GIVEN EXERCISE: Where does the string "Generate" appear? Copy every line of the entries below that holds it.

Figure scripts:
══════════════════════════════
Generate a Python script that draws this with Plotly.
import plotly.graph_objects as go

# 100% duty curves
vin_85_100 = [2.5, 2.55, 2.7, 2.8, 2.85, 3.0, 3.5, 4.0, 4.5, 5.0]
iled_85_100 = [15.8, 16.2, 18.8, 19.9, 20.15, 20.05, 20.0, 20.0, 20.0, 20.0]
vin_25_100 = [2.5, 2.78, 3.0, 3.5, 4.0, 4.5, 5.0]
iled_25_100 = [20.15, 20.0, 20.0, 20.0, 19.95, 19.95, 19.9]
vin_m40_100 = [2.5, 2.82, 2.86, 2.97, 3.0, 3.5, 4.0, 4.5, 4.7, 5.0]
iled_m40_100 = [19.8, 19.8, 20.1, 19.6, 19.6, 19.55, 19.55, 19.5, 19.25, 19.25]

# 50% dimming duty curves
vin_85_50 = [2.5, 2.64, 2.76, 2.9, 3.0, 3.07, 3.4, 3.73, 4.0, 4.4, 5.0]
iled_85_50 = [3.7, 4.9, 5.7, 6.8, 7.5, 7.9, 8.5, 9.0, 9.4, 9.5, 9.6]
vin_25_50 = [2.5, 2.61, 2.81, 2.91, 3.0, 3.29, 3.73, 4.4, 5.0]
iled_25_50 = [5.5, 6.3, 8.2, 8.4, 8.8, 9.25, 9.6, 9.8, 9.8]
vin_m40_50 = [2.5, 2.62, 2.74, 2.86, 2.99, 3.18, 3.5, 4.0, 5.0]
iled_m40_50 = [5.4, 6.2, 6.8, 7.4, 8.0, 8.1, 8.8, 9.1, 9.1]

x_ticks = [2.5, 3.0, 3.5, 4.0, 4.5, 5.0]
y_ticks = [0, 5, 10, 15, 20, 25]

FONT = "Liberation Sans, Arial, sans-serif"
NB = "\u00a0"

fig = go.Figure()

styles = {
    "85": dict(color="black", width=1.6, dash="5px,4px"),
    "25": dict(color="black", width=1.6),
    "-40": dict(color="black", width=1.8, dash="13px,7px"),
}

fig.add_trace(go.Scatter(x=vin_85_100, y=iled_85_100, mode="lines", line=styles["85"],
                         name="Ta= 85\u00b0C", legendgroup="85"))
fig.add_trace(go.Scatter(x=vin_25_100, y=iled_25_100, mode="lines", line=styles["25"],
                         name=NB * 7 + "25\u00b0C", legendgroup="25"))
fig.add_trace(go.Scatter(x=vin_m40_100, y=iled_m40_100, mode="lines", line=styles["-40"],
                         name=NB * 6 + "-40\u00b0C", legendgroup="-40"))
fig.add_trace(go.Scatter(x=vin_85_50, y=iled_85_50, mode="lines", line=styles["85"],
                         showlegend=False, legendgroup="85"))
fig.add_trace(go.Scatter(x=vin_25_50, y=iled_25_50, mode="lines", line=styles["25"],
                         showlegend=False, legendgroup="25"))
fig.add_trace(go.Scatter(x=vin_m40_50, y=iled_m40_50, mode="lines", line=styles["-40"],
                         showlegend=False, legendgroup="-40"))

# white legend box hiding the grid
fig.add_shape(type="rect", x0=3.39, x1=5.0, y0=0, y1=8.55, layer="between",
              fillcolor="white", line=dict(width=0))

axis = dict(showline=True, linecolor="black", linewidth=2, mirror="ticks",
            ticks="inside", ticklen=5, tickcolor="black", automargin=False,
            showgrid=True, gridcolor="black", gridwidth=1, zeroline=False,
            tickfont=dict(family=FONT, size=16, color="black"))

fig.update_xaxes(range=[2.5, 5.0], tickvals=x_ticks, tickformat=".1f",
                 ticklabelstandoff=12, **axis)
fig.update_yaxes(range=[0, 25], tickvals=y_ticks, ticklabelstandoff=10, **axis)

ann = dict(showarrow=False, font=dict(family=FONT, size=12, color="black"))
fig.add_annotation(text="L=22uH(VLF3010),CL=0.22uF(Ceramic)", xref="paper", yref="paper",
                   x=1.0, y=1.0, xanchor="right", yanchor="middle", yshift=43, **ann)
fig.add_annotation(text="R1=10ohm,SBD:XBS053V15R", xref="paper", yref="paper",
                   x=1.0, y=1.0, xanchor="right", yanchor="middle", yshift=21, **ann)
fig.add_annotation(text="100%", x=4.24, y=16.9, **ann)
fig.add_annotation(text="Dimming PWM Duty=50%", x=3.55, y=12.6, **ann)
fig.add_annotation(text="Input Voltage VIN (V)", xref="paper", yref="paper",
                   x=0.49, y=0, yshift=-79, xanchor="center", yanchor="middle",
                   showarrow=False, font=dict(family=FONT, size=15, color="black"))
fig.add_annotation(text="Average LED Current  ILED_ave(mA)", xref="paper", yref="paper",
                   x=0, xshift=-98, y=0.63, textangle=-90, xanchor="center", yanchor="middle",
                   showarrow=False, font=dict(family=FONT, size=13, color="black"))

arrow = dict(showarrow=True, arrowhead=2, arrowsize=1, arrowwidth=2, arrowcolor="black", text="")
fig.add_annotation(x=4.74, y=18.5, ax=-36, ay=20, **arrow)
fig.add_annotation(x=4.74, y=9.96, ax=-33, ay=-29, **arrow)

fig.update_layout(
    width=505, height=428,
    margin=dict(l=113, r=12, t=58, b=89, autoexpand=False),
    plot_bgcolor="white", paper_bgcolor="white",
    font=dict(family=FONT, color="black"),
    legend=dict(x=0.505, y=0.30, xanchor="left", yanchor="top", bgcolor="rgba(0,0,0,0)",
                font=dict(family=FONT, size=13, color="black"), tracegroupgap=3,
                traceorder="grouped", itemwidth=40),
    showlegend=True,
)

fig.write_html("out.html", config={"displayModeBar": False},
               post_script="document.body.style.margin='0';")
══════════════════════════════
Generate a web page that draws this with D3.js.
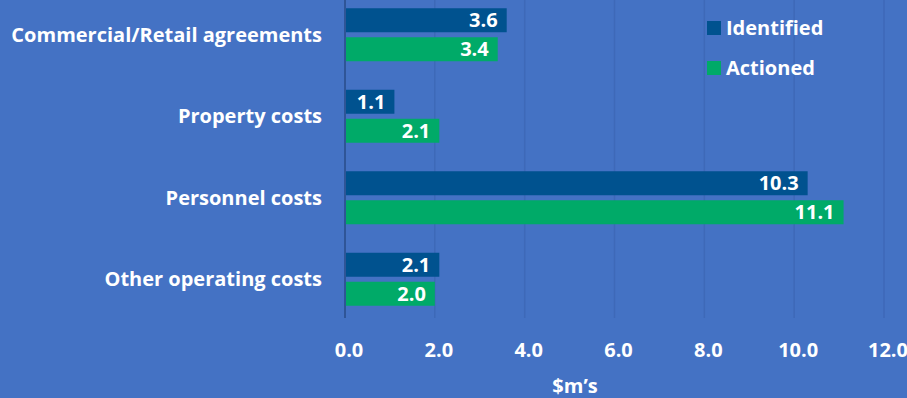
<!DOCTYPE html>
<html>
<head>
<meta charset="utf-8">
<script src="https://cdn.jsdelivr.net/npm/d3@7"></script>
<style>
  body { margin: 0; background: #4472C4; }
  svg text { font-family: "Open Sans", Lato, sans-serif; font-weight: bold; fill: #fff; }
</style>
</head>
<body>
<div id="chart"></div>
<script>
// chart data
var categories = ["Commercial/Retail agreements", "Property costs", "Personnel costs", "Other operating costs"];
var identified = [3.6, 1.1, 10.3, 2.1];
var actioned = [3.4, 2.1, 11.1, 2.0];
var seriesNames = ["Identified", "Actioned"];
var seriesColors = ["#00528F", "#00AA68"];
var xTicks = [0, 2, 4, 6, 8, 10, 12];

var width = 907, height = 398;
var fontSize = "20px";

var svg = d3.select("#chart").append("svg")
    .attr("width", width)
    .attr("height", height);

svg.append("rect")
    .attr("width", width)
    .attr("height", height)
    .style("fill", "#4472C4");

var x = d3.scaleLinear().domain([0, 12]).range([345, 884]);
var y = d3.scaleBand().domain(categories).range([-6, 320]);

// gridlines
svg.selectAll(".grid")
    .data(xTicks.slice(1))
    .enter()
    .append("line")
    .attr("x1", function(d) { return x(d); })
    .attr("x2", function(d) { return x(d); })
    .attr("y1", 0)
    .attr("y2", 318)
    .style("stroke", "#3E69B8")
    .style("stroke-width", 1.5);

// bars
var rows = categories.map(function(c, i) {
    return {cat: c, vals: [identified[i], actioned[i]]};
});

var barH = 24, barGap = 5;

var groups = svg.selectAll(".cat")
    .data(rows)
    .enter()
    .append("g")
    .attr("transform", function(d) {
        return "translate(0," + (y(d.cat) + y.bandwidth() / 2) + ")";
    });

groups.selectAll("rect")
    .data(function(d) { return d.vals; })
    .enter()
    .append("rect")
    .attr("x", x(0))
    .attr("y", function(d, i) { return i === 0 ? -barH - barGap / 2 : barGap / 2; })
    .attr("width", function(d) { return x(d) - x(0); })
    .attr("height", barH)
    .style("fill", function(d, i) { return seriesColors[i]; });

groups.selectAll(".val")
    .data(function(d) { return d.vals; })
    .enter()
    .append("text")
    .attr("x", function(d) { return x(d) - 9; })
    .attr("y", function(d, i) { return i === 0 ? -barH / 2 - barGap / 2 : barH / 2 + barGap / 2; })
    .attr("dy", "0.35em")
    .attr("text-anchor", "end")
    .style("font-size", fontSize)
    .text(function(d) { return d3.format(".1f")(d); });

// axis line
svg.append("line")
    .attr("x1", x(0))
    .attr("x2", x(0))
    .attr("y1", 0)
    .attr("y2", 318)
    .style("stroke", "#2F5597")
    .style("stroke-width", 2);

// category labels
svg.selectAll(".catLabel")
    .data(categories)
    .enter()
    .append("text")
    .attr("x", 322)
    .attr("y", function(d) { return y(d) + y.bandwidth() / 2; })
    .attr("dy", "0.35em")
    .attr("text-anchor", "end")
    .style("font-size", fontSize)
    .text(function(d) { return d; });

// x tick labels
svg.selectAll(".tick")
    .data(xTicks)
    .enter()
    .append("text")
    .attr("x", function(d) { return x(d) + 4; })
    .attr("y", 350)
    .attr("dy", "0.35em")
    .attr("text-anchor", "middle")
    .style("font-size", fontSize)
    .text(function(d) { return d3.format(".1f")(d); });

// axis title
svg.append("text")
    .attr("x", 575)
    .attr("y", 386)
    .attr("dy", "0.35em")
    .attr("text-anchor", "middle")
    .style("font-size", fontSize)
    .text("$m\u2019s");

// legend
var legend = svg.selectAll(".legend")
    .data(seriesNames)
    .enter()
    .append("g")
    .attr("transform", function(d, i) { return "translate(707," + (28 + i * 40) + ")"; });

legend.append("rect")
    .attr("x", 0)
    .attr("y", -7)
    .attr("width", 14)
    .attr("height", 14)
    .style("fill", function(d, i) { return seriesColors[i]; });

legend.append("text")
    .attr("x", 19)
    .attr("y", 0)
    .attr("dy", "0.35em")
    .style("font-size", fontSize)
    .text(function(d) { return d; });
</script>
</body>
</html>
══════════════════════════════
PROBLEM SOLUTION:
Generate a Python script that draws this with Plotly.
Generate a web page that draws this with D3.js.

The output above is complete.